06 February 2014, The Tablet

Smith laments tragedy of easy abortion


A senior bishop has written to the Health Secretary to describe the tragedy that abortion had now become a “routine medical procedure”, writes Liz Dodd.

The Archbishop of Southwark, Peter Smith, called on Jeremy Hunt to lead a consultation on the way the act is being applied because safeguards in the 1967 Abortion Act had been eroded.

“Over time we have seen the gradual erosion of the moral significance of this profound decision, and the re-framing of it as a simple medical procedure,” he wrote.

He pointed out that the architects of the 1967 act believed that abortion was an action of such “moral weight” that it could only be permitted by two doctors acting in good faith.
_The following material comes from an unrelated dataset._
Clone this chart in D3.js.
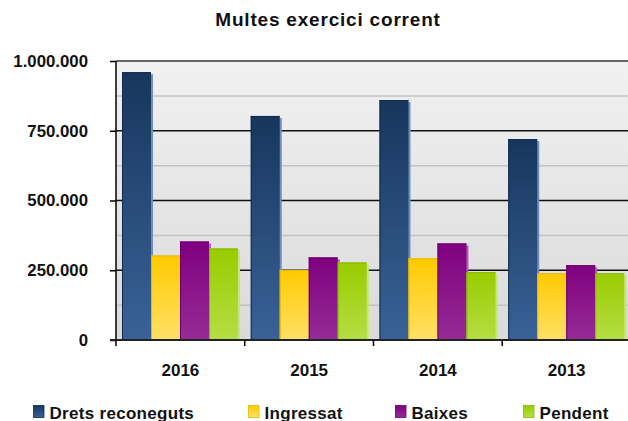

The archbishop writes that there is a “personal and social tragedy hidden within the law and the way it is currently applied”.

The archbishop explained that many people, while not necessarily agreeing with the Church’s opposition to abortion, are “deeply troubled by the current situation where we have 200,000 abortions a year.” He added: “No one reading the 1967 Act and the debates which led up to it could imagine that this is what even the advocates of legal abortion were seeking.” Archbishop Smith wrote to Mr Hunt in the context of the Department of Health’s consultation into the permission procedures for abortions in private hospitals.

The consultation, which ran from 22 November to 3 February, is due to refresh guidance that was put in place in July 2012, when approved private sector providers were cleared to carry out abortions for a two-year period.

The Anscombe Bioethics Centre formally responded to the consultation on behalf of the Bishops’ Conference of England and Wales.